A great example because of its ubiquity — and also, perhaps, an obnoxious one for the same reason — is Facebook. When it began, the site offered college students a chance to network with other students at their same school. At that time, the site wanted to exclude non-students. They had at their disposal an easy filtering mechanism — .edu e-mail extensions. So Facebook, as owner of the “property,” exercised its bouncer’s right by disallowing any potential members without .edu extensions.
However, the site could have — and may have — used exclusionary vibes by holding itself out as a site for and by college students. Certainly, any members who invested in the idea that it was good to exclude non-students would amplify the vibes in their interactions with non-students on the network. Another option — and again, one that Facebook may have used; I know little about its origins — would have been to provide exclusionary amenities like forums for members to discuss certain classes or campus traditions.
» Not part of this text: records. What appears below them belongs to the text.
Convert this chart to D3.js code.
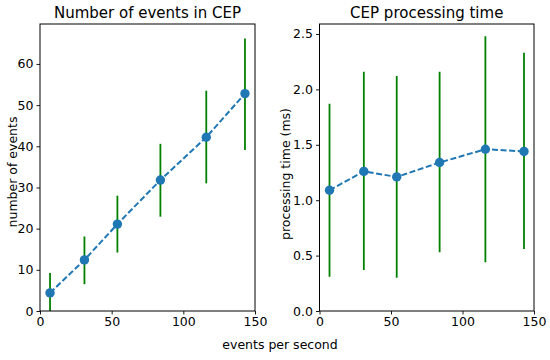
<!DOCTYPE html>
<html>
<head>
<meta charset="utf-8">
<script src="https://cdn.jsdelivr.net/npm/d3@7"></script>
<style>
  body { margin: 0; background: #fff; }
  text { font-family: "DejaVu Sans", sans-serif; fill: #000; }
</style>
</head>
<body>
<div id="chart"></div>
<script>
// data
var rates = [7, 31, 54, 84, 116, 143];
var eventCounts = [4.4, 12.4, 21.1, 31.8, 42.2, 52.8];
var eventErrLow = [-0.4, 6.5, 14.2, 22.9, 31.0, 39.1];
var eventErrHigh = [9.2, 18.1, 28.0, 40.6, 53.5, 66.2];
var procTimes = [1.09, 1.26, 1.21, 1.34, 1.46, 1.44];
var procErrLow = [0.31, 0.37, 0.30, 0.53, 0.44, 0.56];
var procErrHigh = [1.87, 2.16, 2.12, 2.16, 2.48, 2.33];
var xTicks = [0, 50, 100, 150];
var countTicks = [0, 10, 20, 30, 40, 50, 60];
var timeTicks = [0, 0.5, 1.0, 1.5, 2.0, 2.5];

var W = 550, H = 360;
var svg = d3.select("#chart").append("svg")
    .attr("width", W).attr("height", H);

// draw one panel
function panel(opts) {
  var x = d3.scaleLinear().domain([0, 150]).range([opts.left, opts.right]);
  var y = d3.scaleLinear().domain([0, opts.ymax]).range([311, 24]);

  var g = svg.append("g");
  var clipId = "clip" + opts.id;
  g.append("clipPath").attr("id", clipId)
    .append("rect")
      .attr("x", opts.left).attr("y", 24)
      .attr("width", opts.right - opts.left).attr("height", 311 - 24);

  var plot = g.append("g").attr("clip-path", "url(#" + clipId + ")");

  // error bars
  plot.selectAll("line.err")
    .data(rates)
    .enter().append("line")
      .attr("class", "err")
      .attr("x1", function(d) { return x(d); })
      .attr("x2", function(d) { return x(d); })
      .attr("y1", function(d, i) { return y(opts.lo[i]); })
      .attr("y2", function(d, i) { return y(opts.hi[i]); })
      .attr("stroke", "green")
      .attr("stroke-width", 1.8);

  // dashed line
  plot.append("path")
    .datum(rates)
    .attr("fill", "none")
    .attr("stroke", "#1f77b4")
    .attr("stroke-width", 2)
    .attr("stroke-dasharray", "6,2.6")
    .attr("d", d3.line()
      .x(function(d) { return x(d); })
      .y(function(d, i) { return y(opts.vals[i]); }));

  plot.selectAll("circle")
    .data(rates)
    .enter().append("circle")
      .attr("cx", function(d) { return x(d); })
      .attr("cy", function(d, i) { return y(opts.vals[i]); })
      .attr("r", 4.7)
      .attr("fill", "#1f77b4");

  // axes
  g.append("g")
    .attr("transform", "translate(0,311)")
    .call(d3.axisBottom(x).tickValues(xTicks).tickSize(3.5).tickPadding(3).tickFormat(d3.format("d")))
    .call(styleAxis);

  g.append("g")
    .attr("transform", "translate(" + opts.left + ",0)")
    .call(d3.axisLeft(y).tickValues(opts.ticks).tickSize(3.5).tickPadding(3).tickFormat(opts.fmt))
    .call(styleAxis);

  // box
  g.append("rect")
    .attr("x", opts.left).attr("y", 24)
    .attr("width", opts.right - opts.left).attr("height", 311 - 24)
    .attr("fill", "none").attr("stroke", "#000").attr("stroke-width", 1);

  g.append("text")
    .attr("x", (opts.left + opts.right) / 2).attr("y", 18)
    .attr("text-anchor", "middle")
    .style("font-size", "15px")
    .text(opts.title);

  g.append("text")
    .attr("transform", "translate(" + opts.ylabelX + "," + opts.ylabelY + ") rotate(-90)")
    .attr("text-anchor", "middle")
    .style("font-size", "12.5px")
    .text(opts.ylabel);
}

function styleAxis(sel) {
  sel.select(".domain").remove();
  sel.selectAll(".tick line").attr("stroke", "#000").attr("stroke-width", 0.9);
  sel.selectAll(".tick text").style("font-size", "12.5px").attr("fill", "#000");
}

panel({
  id: 1, left: 40, right: 255, ymax: 69.7,
  vals: eventCounts, lo: eventErrLow, hi: eventErrHigh,
  ticks: countTicks, fmt: d3.format("d"),
  title: "Number of events in CEP", ylabel: "number of events",
  ylabelX: 17, ylabelY: 172
});

panel({
  id: 2, left: 319.5, right: 534, ymax: 2.59,
  vals: procTimes, lo: procErrLow, hi: procErrHigh,
  ticks: timeTicks, fmt: d3.format(".1f"),
  title: "CEP processing time", ylabel: "processing time (ms)",
  ylabelX: 290, ylabelY: 174
});

svg.append("text")
  .attr("x", 280).attr("y", 349)
  .attr("text-anchor", "middle")
  .style("font-size", "12.5px")
  .text("events per second");
</script>
</body>
</html>
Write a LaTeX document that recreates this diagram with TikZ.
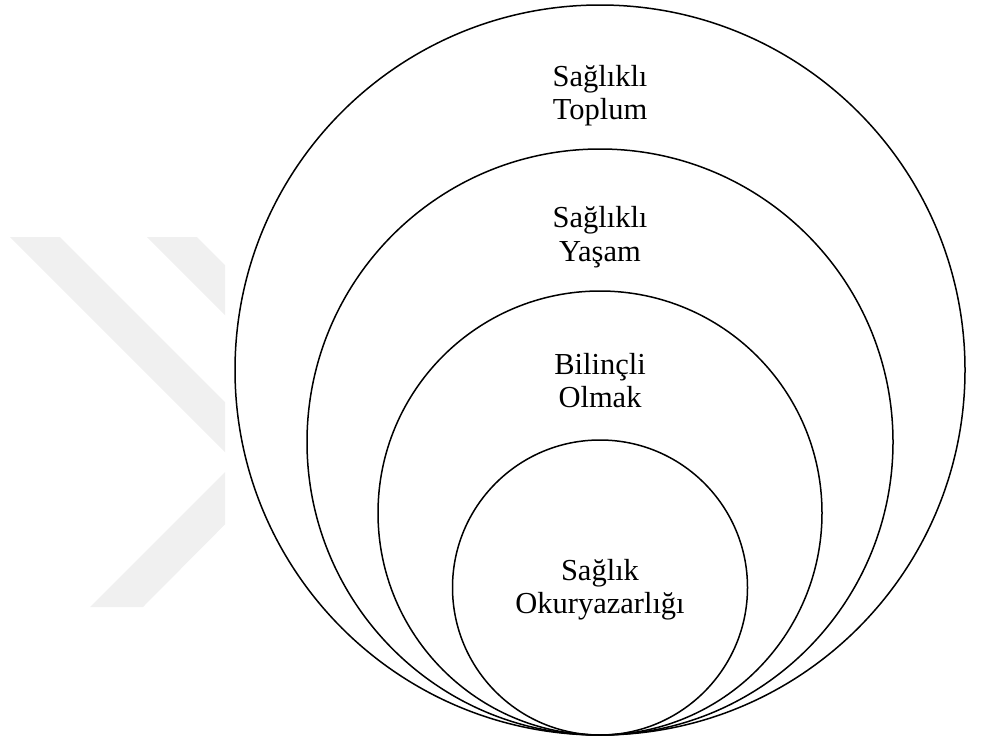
\documentclass[tikz,border=0pt]{standalone}
\usepackage{fontspec}
\setmainfont{Liberation Serif}
\begin{document}
\begin{tikzpicture}[x=1pt,y=-1pt,
  ring/.style={draw=black,line width=1.5pt},
  lbl/.style={anchor=base,inner sep=0pt,font=\fontsize{30.5}{34}\selectfont},
  wm/.style={fill=black!6,draw=none}]
\useasboundingbox (0,0) rectangle (984,744);
% faint background watermark
\begin{scope}
  \clip (0,0) rectangle (225,744);
  \fill[wm] (10,237) -- (60,237) -- (286,463) -- (143,607) -- (90,607) -- (235,462) -- cycle;
  \fill[wm] (147,237) -- (197,237) -- (423,463) -- (280,607) -- (227,607) -- (372,462) -- cycle;
\end{scope}
% nested circles, tangent at the bottom
\coordinate (tp) at (600,735);
\draw[ring] (600,370) circle[radius=365];
\draw[ring] (600,442) circle[radius=293];
\draw[ring] (600,513) circle[radius=222];
\draw[ring] (600,587.5) circle[radius=147.5];
% labels
\node[lbl] (a1) at (600,86) {Sağlıklı};
\node[lbl] (a2) at (600,119) {Toplum};
\node[lbl] (b1) at (600,227) {Sağlıklı};
\node[lbl] (b2) at (600,261) {Yaşam};
\node[lbl] (c1) at (600,374) {Bilinçli};
\node[lbl] (c2) at (600,407) {Olmak};
\node[lbl] (d1) at (600,580) {Sağlık};
\node[lbl] (d2) at (600,613) {Okuryazarlığı};
\end{tikzpicture}
\end{document}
If the principal benefits of an online network involve discussion of an experience with which I am unfamiliar, I will have little incentive to seek entrance — so I will self-select out, and the exclusionary amenity does its job.
But as we have seen with Facebook, owners of social networks don’t necessarily have strong incentives to maintain exclusivity. As Facebook has expanded its scope beyond college campuses, the benefits that it provides members have changed. They may have passed through a similar situation to that of Gap, which tried to be the clothing store for everyone. As Facebook becomes the social network for everyone, is it the social network of choice for anyone? Specialized social networks like LinkedIn and Goodreads go for a specific membership. But Facebook has thus far succeeded by shedding all forms of exclusive behavior — aside from monitoring for fraudulent or offensive membership.
It seems to me that there is a line that owners of social networks have to draw between exclusivity and inclusion — a determination the network owner makes superior to any exclusivity actions by the network’s members. As a network shifts that line, its nature changes, and members get a different set of benefits. Someone who joins an exclusive online network and invests time and resources into his occupation of that network might be doing so with the expectation that the network will maintain a mostly consistent exclusivity. However, if the network shifts over time, he may lose much of the value of his investment. So if I invite people to populate a social network I own, do I owe them any duty to maintain exclusivity? Should some form of governance arise to ensure that a network’s growing financial interest in inclusion does not snuff out the equity that the network’s longtime members might have in the network?